Kuby on Monday condemned the culture at the DA’s office under its former leadership.

“Under the old regime, the way they avoided having to account for wrongful convictions is they said there weren’t any, and they would double and triple down on their misconduct, and that’s what they did in this case,” the civil rights attorney said.

Harry Ruiz (right) hugs his attorney, Ron Kuby, outside Manhattan Supreme Court on Monday, April 27, 2026, after a judge vacated Ruiz's decades-old murder conviction on the grounds of newly discovered evidence that was suppressed by former prosecutors for the Manhattan district attorney's office. (Molly Crane-Newman / New York Daily News)
Harry Ruiz (right) hugs his attorney, Ron Kuby, outside Manhattan Supreme Court on Monday, April 27, 2026, after a judge vacated Ruiz’s decades-old murder conviction on the grounds of newly discovered evidence that was suppressed by former prosecutors for the Manhattan district attorney’s office. (Molly Crane-Newman / New York Daily News)

Mandelbaum on Monday said that the prosecutors who had handled the case “may well” have buried evidence that would have cleared Ruiz’s name. He said he was especially troubled that the trial prosecutor, former Assistant District Attorney Helen Sturm, had refused to “voluntarily discuss the case” with Bragg’s office in its reinvestigation.

“To this court, that speaks volumes,” Mandelbaum said.

The Daily News could not reach Sturm or Sittnick for comment.
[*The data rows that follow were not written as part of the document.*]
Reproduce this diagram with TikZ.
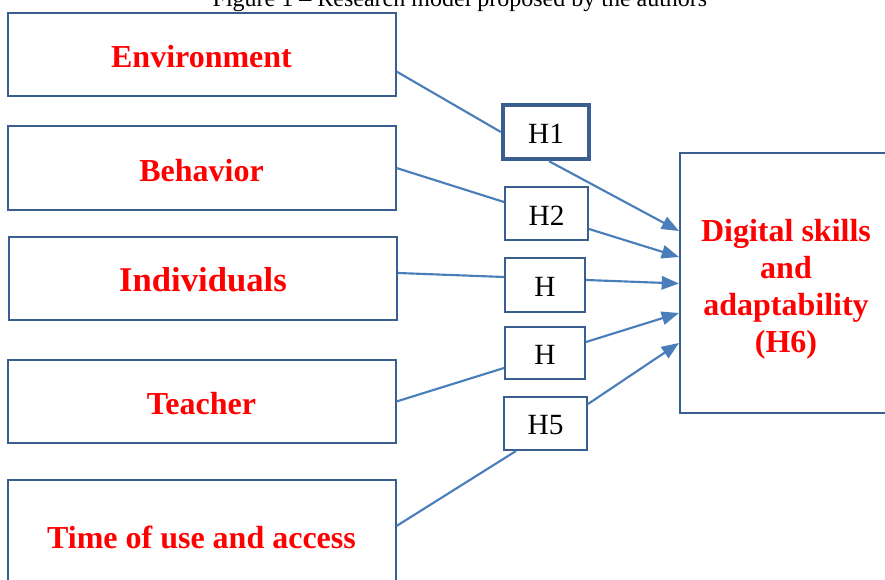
\documentclass[tikz,border=0pt]{standalone}
\usepackage{fontspec}
\setmainfont{Liberation Serif}
\usetikzlibrary{calc,arrows.meta}

\definecolor{boxblue}{HTML}{3B5E91}
\definecolor{linkblue}{HTML}{4A7EBB}
\definecolor{txtred}{HTML}{FF0000}

\tikzset{
  factor/.style={draw=boxblue,line width=1.5pt,minimum width=291pt,inner sep=0pt,
    text=txtred,font=\fontsize{24}{28}\selectfont\bfseries,text height=20pt,text depth=0pt},
  hyp/.style={draw=boxblue,line width=1.5pt,inner sep=0pt,
    font=\fontsize{22}{26}\selectfont,text height=17pt,text depth=0pt},
  target/.style={draw=boxblue,line width=1.5pt,inner sep=0pt,align=center,
    text=txtred,font=\fontsize{24}{27.75}\selectfont\bfseries},
  link/.style={draw=linkblue,line width=1.6pt},
  linkarr/.style={link,-{Triangle[length=13pt,width=10pt]}}
}

\begin{document}
\begin{tikzpicture}[x=0.75pt,y=-0.75pt]
  \clip (0,0) rectangle (885,580);
  \fill[white] (0,0) rectangle (885,580);

  % caption, cut at the top
  \node[anchor=base,font=\fontsize{18}{20}\selectfont] (cap) at (460,7)
    {Figure 1 -- Research model proposed by the authors};

  % factors
  \node[factor,minimum height=62.25pt] (env) at (201.5,54.5) {Environment};
  \node[factor,minimum height=63pt] (beh) at (201.5,168) {Behavior};
  \node[factor,minimum height=62.25pt,font=\fontsize{26}{30}\selectfont\bfseries] (ind) at (203,278.5) {Individuals};
  \node[factor,minimum height=62.25pt] (tea) at (201.5,401.5) {Teacher};
  \node[factor,minimum height=82.5pt] (tim) at (201.5,535) {Time of use and access};

  % hypotheses
  \node[hyp,line width=3.3pt,minimum width=64.5pt,minimum height=40.5pt] (h1) at (546,132) {H1};
  \node[hyp,minimum width=62.25pt,minimum height=39.75pt] (h2) at (546.5,214) {H2};
  \node[hyp,minimum width=60pt,minimum height=40.5pt] (h3) at (545,285) {H};
  \node[hyp,minimum width=60pt,minimum height=39pt] (h4) at (545,353) {H};
  \node[hyp,minimum width=62.25pt,minimum height=39.75pt] (h5) at (545.5,423.5) {H5};

  % outcome
  \node[target,minimum width=159pt,minimum height=195pt] (dig) at (786,283.5)
    {\rule{0pt}{25pt}Digital skills\\and\\adaptability\\(H6)};

  % links
  \draw[link] ($(env.east)+(0,17)$) -- (h1.west);
  \draw[linkarr] ($(h1.south)+(3,0)$) -- ($(dig.west)+(0,-52.5)$);
  \draw[link] (beh.east) -- ($(h2.west)+(0,-12)$);
  \draw[linkarr] ($(h2.east)+(0,15)$) -- ($(dig.west)+(0,-26.5)$);
  \draw[link] ($(ind.east)+(0,-5.5)$) -- ($(h3.west)+(0,-8)$);
  \draw[linkarr] ($(h3.east)+(0,-5)$) -- (dig.west);
  \draw[link] (tea.east) -- ($(h4.west)+(0,15)$);
  \draw[linkarr] ($(h4.east)+(0,-11)$) -- ($(dig.west)+(0,29.5)$);
  \draw[link] ($(tim.east)+(0,-9)$) -- ($(h5.south)+(-29.5,0)$);
  \draw[linkarr] ($(h5.east)+(0,-19.5)$) -- ($(dig.west)+(0,59.5)$);
\end{tikzpicture}
\end{document}
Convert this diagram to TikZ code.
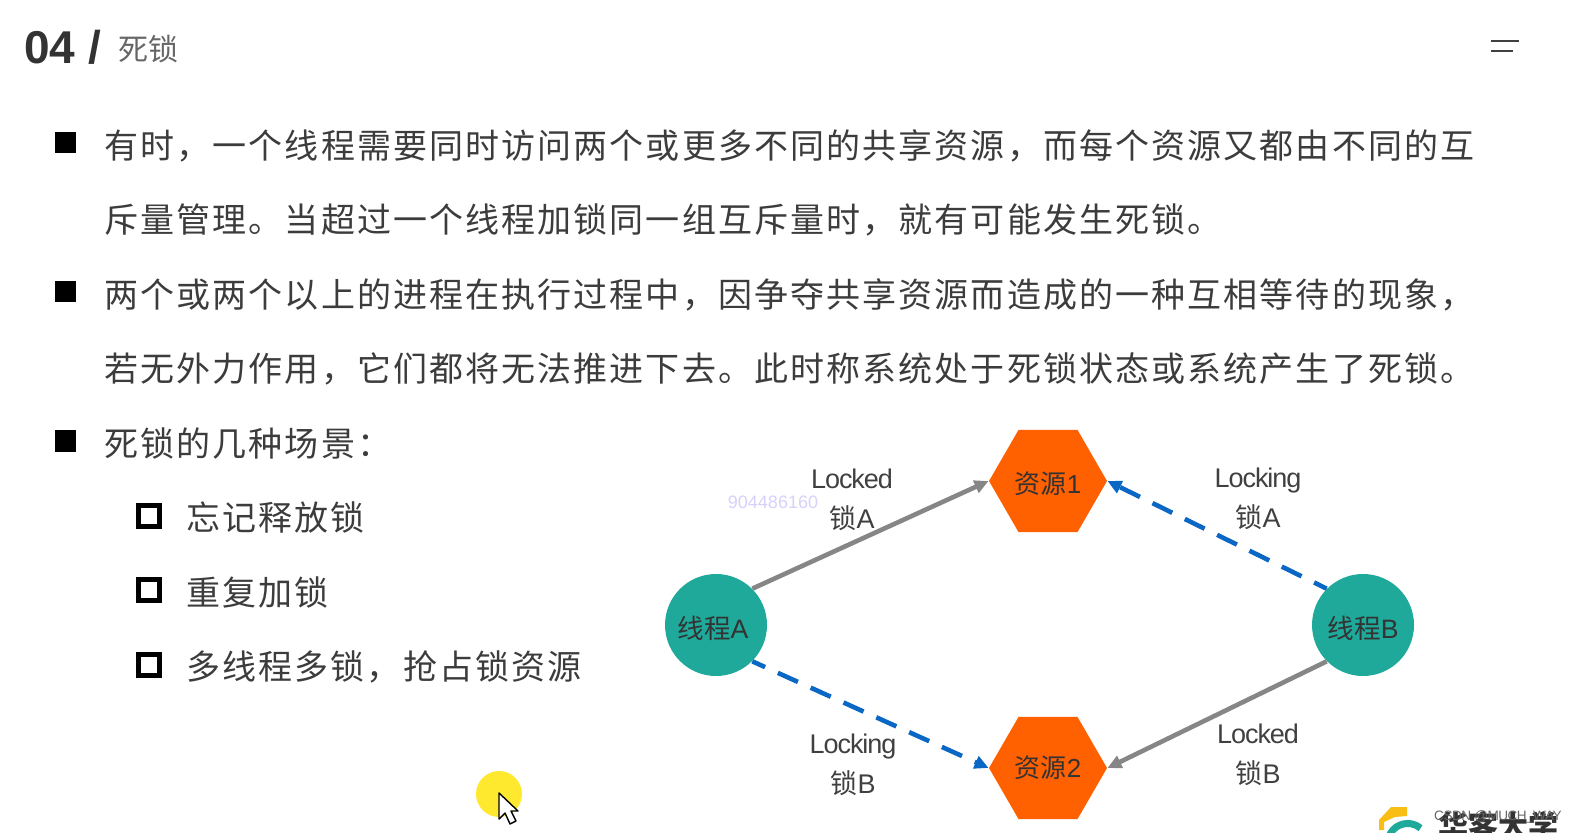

The judge said it was a bedrock principle of the U.S. criminal justice system that it is better for 10 guilty persons to go free than for one innocent to be convicted, saying there was no graver injustice.

“Regrettably, nothing this court can do suffices to right the grievous wrong that has occurred here,” Mandelbaum said. “Mr. Ruiz will never get back the 25 long years of his imprisonment. The lost time spent with his family can never be restored. No apology, no level of regret for what the defendant has suffered can even begin to rectify it.”

“All this court is empowered to do is to grant this motion. I wish there were more. Harry Ruiz should not have been convicted. That tragic injustice ends today.”